After Brexit, since January 1st the UK is now considered to be a ‘third country’ by the EU. Hence there are implications for any transactions of trade with the UK
Brexit has caused additional costs for businesses and private individuals to import second hand cars into the Republic of Ireland. New changes have triggered a Custom Duty of 10% (Subject to Whether Vehicles is UK origin or Not) and Irish VAT on Sales for 21% (Jan /Feb 2021) and its rise to 23% subsequently.

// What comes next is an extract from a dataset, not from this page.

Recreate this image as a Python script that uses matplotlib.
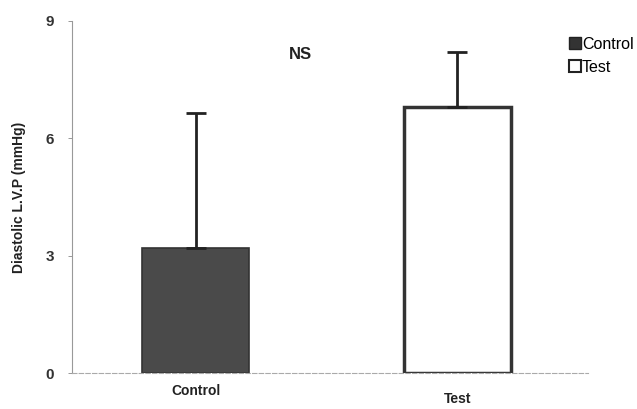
import matplotlib
matplotlib.use("Agg")
import matplotlib.pyplot as plt
import matplotlib.transforms as mtransforms
from matplotlib.lines import Line2D

categories = ["Control", "Test"]
means = [3.2, 6.8]
errors_up = [3.45, 1.4]
yticks = [0, 3, 6, 9]

plt.rcParams['font.family'] = ['Liberation Sans', 'DejaVu Sans']

fig = plt.figure(figsize=(6.37, 4.09), dpi=100)
ax = fig.add_axes([0.113, 0.088, 0.81, 0.861])

x = list(range(len(categories)))
colors = ["#4a4a4a", "white"]
edges = ["#333333", "#333333"]
lws = [1.2, 2.5]
for i in x:
    ax.bar(x[i], means[i], width=0.41, color=colors[i], edgecolor=edges[i],
           linewidth=lws[i], zorder=2)
    ax.errorbar(x[i], means[i], yerr=[[0], [errors_up[i]]], fmt="none",
                ecolor="#222222", elinewidth=2, capsize=7, capthick=2, zorder=3)

ax.set_xlim(-0.474, 1.5)
ax.set_ylim(0, 9)
ax.set_yticks(yticks)
ax.set_yticklabels([str(t) for t in yticks], fontsize=11, fontweight="bold", color="#333333")
ax.set_xticks(x)
ax.set_xticklabels(categories, fontsize=10, fontweight="bold", color="#222222")
ax.tick_params(axis="x", length=0, pad=8)
ax.tick_params(axis="y", length=3, width=0.6, color="#888888", pad=10)
labs = ax.get_xticklabels()
off = mtransforms.ScaledTranslation(0, -8/100, fig.dpi_scale_trans)
labs[1].set_transform(labs[1].get_transform() + off)

for s in ["top", "right"]:
    ax.spines[s].set_visible(False)
ax.spines["left"].set_color("#999999")
ax.spines["left"].set_linewidth(0.8)
ax.spines["bottom"].set_color("#aaaaaa")
ax.spines["bottom"].set_linewidth(0.8)
ax.spines["bottom"].set_linestyle((0, (4, 2)))

ax.set_ylabel("Diastolic L.V.P (mmHg)", fontsize=10, fontweight="bold", color="#222222", labelpad=14)

ax.text(0.443, 0.905, "NS", transform=ax.transAxes, fontsize=12, fontweight="bold",
        color="#222222", ha="center", va="center")

handles = [Line2D([], [], marker="s", linestyle="none", markersize=8,
                  markerfacecolor="#333333", markeredgecolor="#222222"),
           Line2D([], [], marker="s", linestyle="none", markersize=8,
                  markerfacecolor="white", markeredgecolor="#222222", markeredgewidth=1.5)]
fig.legend(handles, categories, loc="upper left", bbox_to_anchor=(0.882, 0.925),
           frameon=False, fontsize=11.5, handletextpad=0.05, handlelength=0.8,
           labelspacing=0.5, borderaxespad=0)

fig.savefig("out.png", dpi=100, facecolor="white")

The burden for VAT and Customs Duties is hard to pass on to the customers who will refuse to pay the additional costs hence Dealers or sellers have to factor in this additional cost when submitting their return with Revenue.
As per Revenue Guidance.
From 1 January 2021 vehicle imported from Great Britain are liable to:
Customs duty, if applicable
Vehicle Registration Tax (VRT)
VAT at the current standard rate.
If a person imports a car from the UK to Ireland, VAT on purchase becomes payable at 23%.
Any vehicle imported from the UK into Republic is required to complete a customs declaration.
Custom Duty is 0% if the vehicle is originated in the UK.
Duty is 10% if the vehicle originated outside the UK.
Given below example helps you to understand the procedure
For example, if a car dealer sells a car in Ireland that was imported from the UK (Assuming vehicles qualifies Zero Custom Duty) Still a cost of VAT applies at the rate of 23%. Say the Car sale price is 20,000 Euros. This means there is a VAT element in it worth 3,739 Euros making it Dear for the dealer to pay this VAT means eating the viability of importing. Previously Car dealers had to pay on the second-hand UK imported cars VAT on Profit margin which is changed since the Brexit hence full VAT of 23% on the price of the car is required to be charged.